I was a kid.  I cared that I was getting yelled at.  I cared that I was getting into trouble.  I cared that I was getting grounded and I (actually) didn't deserve it this time.  I burned with rage and injustice.  Of course I burned with rage and injustice when I was asked to set the table after my parents had cooked for two hours, so I can't really trust that I had the most objective feelings about things. But I never saw until YEARS later the subtext of what was going on in those moments and what my mom was telling me without ever meaning to.

"You didn't write this, Chris," she would say to me.  "Where did you copy this from?"

"I didn't," I swore (and I hadn't).  "I wrote it myself."  (And I had.)

"You couldn't have written this, honey.  It sounds like it came straight out of Cliffs notes.  Did one of your little friends' parents get them a Cliffs notes?"

If I was lucky, she made me sit down and write it again in front of her. Usually what I got for my trouble was a half-hearted concession: "well, there's clearly nothing wrong with your memory."  If I wasn't so lucky, I ended up on the business end of one of those punishments that only sounds awful when you're a kid.  (Seriously, I look FORWARD to going to my room these days.)

What I didn't realize until years later--what you've probably picked up on already--is that my mother, the English major, was having trouble discerning a teen-ager's writing from something copied out of a professional publication.

And that this event played out multiple times.

Every time she accused me of plagiarism, all I cared about was that I was going to get in trouble. Because I wasn't noticing that I was being given some of the highest praise imaginable--an inability to tell my writing from "the real thing."

Now I realize ever one of those moments was my mother telling me, without telling me, that I was good--pretty darned good.  No amount of fluffy praise ("Oh this is just so good!  You're just my little writer!") could ever, EVER take the place of any one of those knock-down-drag-out fights, and each is worth a hundred pictures stuck with magnets to the refrigerator.

I know moms are supposed to tell their kids they're awesome and everything they do is awesome.  And when kids do something artistic, moms are supposed to encourage their creativity by telling them they are simply wonderful, and they have the Midas touch.  That's one of the eight great lies moms are required by the mom statute of motherhood to tell (along with "It'll make you strong like Popeye," and "It won't hurt that much.")

Me? I'll take an accusation of plagiarism any day.  Because some twenty-five years later, I still remember it as one of the highest compliments I ever got.

Wednesday, June 6, 2012

The Talent To Go Forth

[Ray Bradbury passed away last night.  The news broke a few hours ago. I'm having a bit of trouble being my usual silly self today when I think of just how much our light is diminished when certain candles flicker out.]


I heard this story several years ago.  I've no idea how many chains of transmission it went through before it reached me. I've no idea its accuracy.  It seems like it can't be "true." But I like it nonetheless.
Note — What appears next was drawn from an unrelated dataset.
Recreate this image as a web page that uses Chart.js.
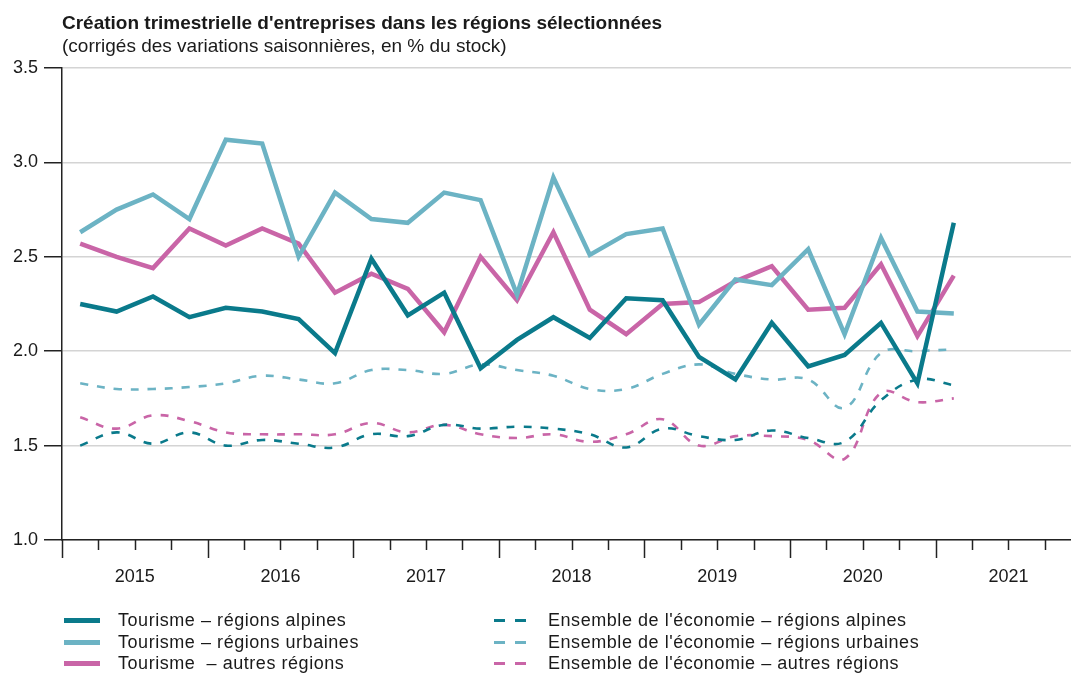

Crap.  I ended another line in "orange."
Jupiterimages/liquidlibrary/Getty 
The Talent to Go Forth  

A 19th century Russian mother does not want to find her child pursuing art. This is a terrible thing.  Russia is a hard, unmerciful land, and those without good jobs can literally freeze to death--or even worse, have to go a weekend without vodka. Art for art's sake is a concept alien to those who struggle to put a few mouthfuls of hot food into their bellies, and Bohemians quickly adjust their priorities when autumn's air first snaps. So when Nadja found her darling ten-year-old boy writing poetry, she was furious. This was not proper behavior for a little man.

She told him to stop writing poetry.  He refused.

She took his paper, later when he wrote on the walls and floor of his room, she took his writing implements.  The boy took to memorizing poems in his head and smuggled pens and pencils into his bedroom.  She forbid him to compose any more poems.  He screamed and shouted.  He cried.  He refused to stop.  He said this was his passion, and that he didn't care about a proper job.  He would never work an office or a mine, but would instead be a poet.

Well, Nadja was having none of this nonsense, of course, but she was still the young boy's mother, and his pain and suffering was her pain and suffering.  She could not callously watch his heart breaking.  (This was something she reserved for his deadbeat father.)  His tears and howling had put the tiniest of cracks into her resolve, and so, the next day, she marched the young boy to the local university to discuss the matter with the professor of literature there, who was himself a poet of no small repute.

She gathered up his sheafs of paper with his scribbled poetry from around the house, and the two of them set off early.

"Does he have talent?" she asked, thrusting the young boy's poetry towards the professor.  "He wants to be a poet, of all things.  A poet!  I will not abide this nonsense unless he has great talent.  He must be able to to feed himself and put a roof over his head.  So unless he has considerable talent, I am going to call a stop to all this nonsense."

The professor gingerly accepted the poems, and put on his reading glasses to look them over.  Of course they were terrible.  The young boy was only ten, and was barely able to read, much less write.  They had small ideas and terrible execution.  They showed no aptitude or ability whatsoever.  If anything, the young boy was far behind peers of his age when it came to writing ability.  But the professor wasn't really looking at the poetry.

He was watching the young boy.

 The boy stood rigid next to his mother, chin trembling, with fists clenched at his sides so tightly they turned purple.

The professor thumbed through a few of the poems and handed them back to the mother.  "He has a remarkable talent, ma'am.  You should allow him to continue."

And so young Alexander Pushkin was permitted to go on writing poetry.